CHICAGO (AP) — A Chicago police officer told jurors Wednesday at the trial of a white police officer charged with murder in the 2014 death of Laquan McDonald that officers warned years earlier about the…
CHICAGO (AP) — A Chicago police officer told jurors Wednesday at the trial of a white police officer charged with murder in the 2014 death of Laquan McDonald that officers warned years earlier about the possibility of people carrying guns disguised as knives.
Another officer testified she thought McDonald might have had a gun the night Officer Jason Van Dyke ending up killing the 17-year-old — a claim other officers never made. And a truck driver described to the jury how McDonald had come at him with a knife earlier that night, saying he threw dirt and a cellphone at the teenager to get him to back off.

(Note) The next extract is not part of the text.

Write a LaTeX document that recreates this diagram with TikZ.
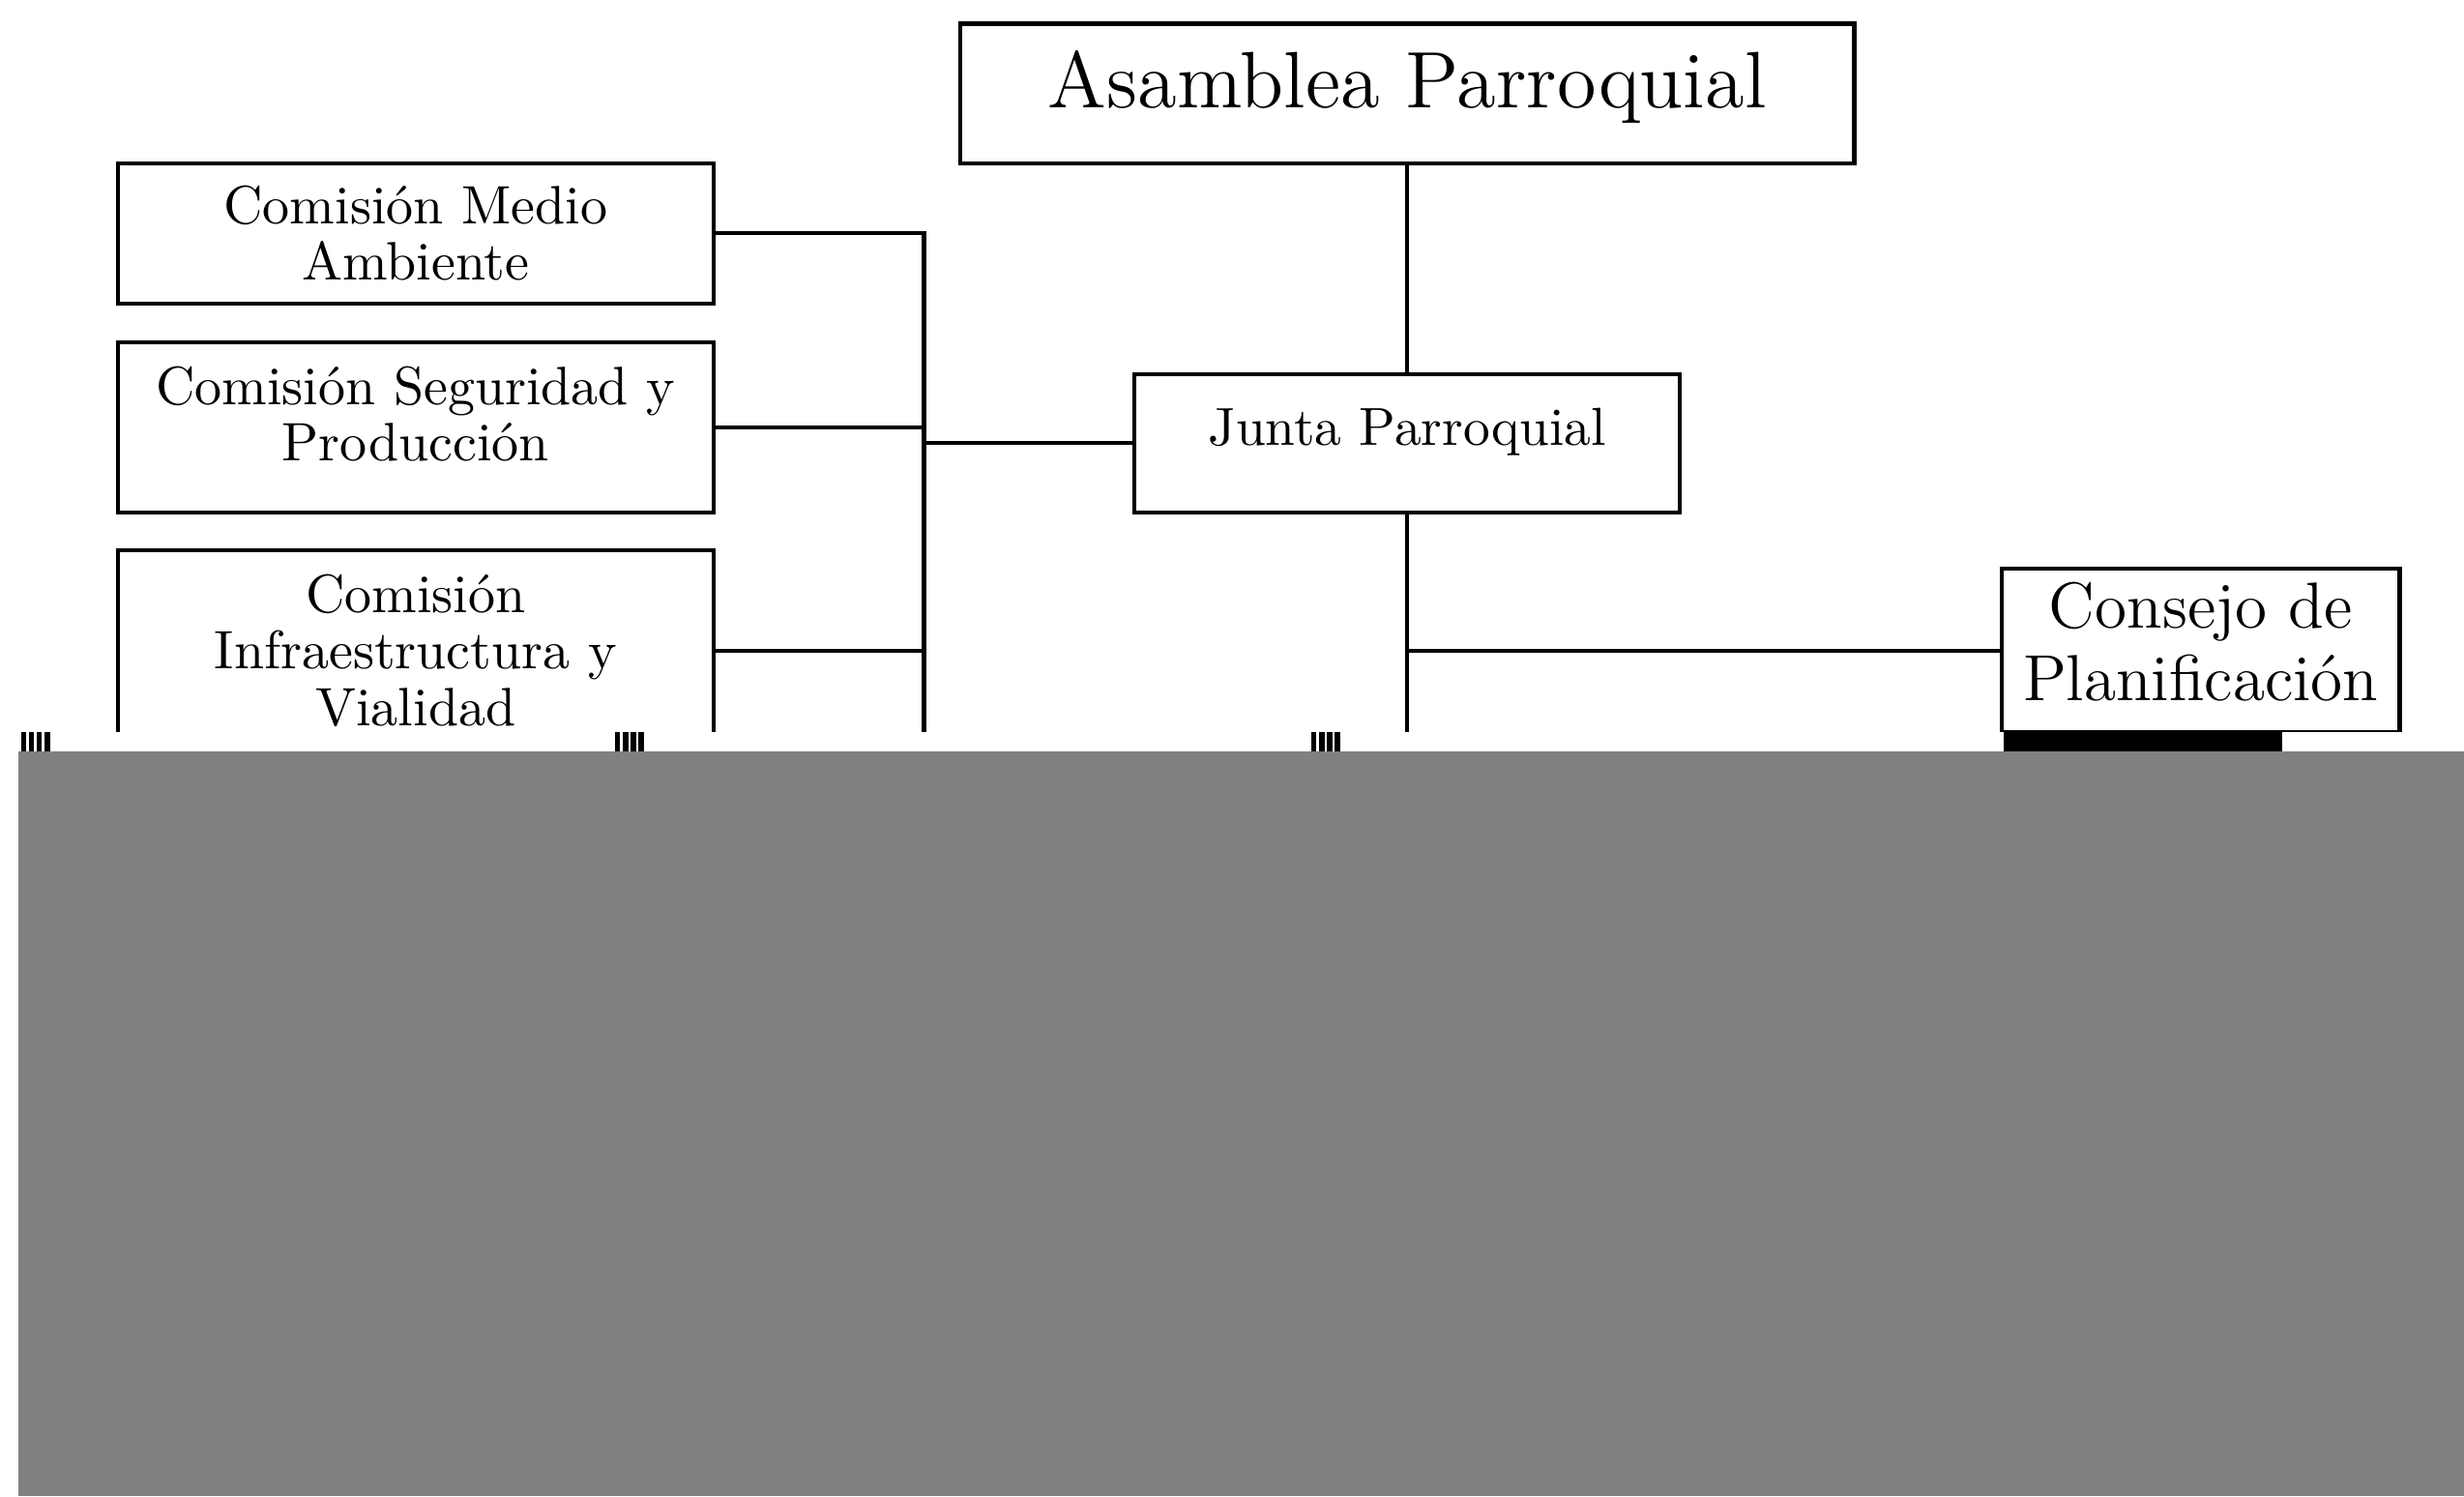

The testimony came as defense attorneys sought to bolster their argument that it was reasonable for Van Dyke to have perceived McDonald as a threat before shooting him 16 times — even as the teenager, who was carrying a knife, walked away from officers on Oct. 20, 2014. McDonald did not have a gun, and prosecutors have stressed that Van Dyke was the only officer who encountered the teenager to open fire.
William Schield, a Chicago police sergeant, told jurors that in 2012, a bulletin was issued warning patrol officers about knives fashioned to shoot bullets. When a prosecutor asked whether Schield or any other officers he knew had ever come across what he referred to as a “knife-gun,” Officer Schield answered: “Not that I am aware.”
Police reports released in 2015 refer to a bulletin about a “revolver knife” that could fire .22 caliber bullets. Van Dyke did not raise that possibility in his police interview immediately after the shooting, but he did later mention the bulletin warning to investigators.
Earlier Wednesday, truck driver Rudy Barillas told jurors he saw McDonald about 30 minutes before the shooting in someone else’s truck in a parking area. When he confronted McDonald, he said the teen pulled out a knife and came toward him.
“He tried to stab me,” Barillas said, speaking through a Spanish-language interpreter. He stood and showed jurors how McDonald wielded the knife.
Barillas called 911 and said that McDonald ran after realizing police were on their way. During cross-examination, Joseph Cullen highlighted how the truck driver hadn’t needed to use deadly force.
“You were able to fend off this young man with a cellphone and a handful of rocks,” Cullen said.
Leticia Velez, the first defense witness of the day, was among the first officers to respond to the truck driver’s 911 call.
She testified that McDonald was holding his side when she saw him. That, she said she remembered thinking at the time, could mean he had a gun. She also testified that McDonald acted oddly, including by not looking at officers as they followed him — sirens blaring on their patrol cars.
“He looked deranged,” she testified.
Velez said she at one point pulled her gun out. But when a prosecutor asked if she ever fired it, she answered, “I did not.”
Only after McDonald was lying on a street, fatally wounded — and after Velez asked another officer about a weapon — did she realize a gun was not involved, Velez testified.
“We found out later he didn’t have had a gun,” she said. “But I believed he had a gun.”
When Van Dyke arrived on the scene, police had McDonald mostly surrounded and well away from other bystanders. He was walking down the middle of a street next to a chain link fence. Testimony and police dispatch recordings indicate officers were waiting for someone to show up with a Taser to use on McDonald.
The suggestion that any officers might have thought McDonald had a gun has rarely come up in the case. After the shooting, Van Dyke and other officers had said in police reports that McDonald had “aggressively” swung a knife at them and tried to get up from the ground still armed after he was shot. Police video released a year after the shooting contradicted that account.
Three officers — David March, Joseph Walsh and Thomas Gaffney — were indicted in 2017 for conspiring to cover up and lie about the circumstances of the McDonald shooting, including by falsifying reports. They pleaded not guilty.
Police attorney Yolanda Sayre testified later in the day what officers are told about when the use of deadly force is justified. In most cases, she said, its use must be “reasonable” and “necessary” to prevent death or serious injury to the officer or someone else.
Defense attorneys are scheduled to resume their presentation on Thursday.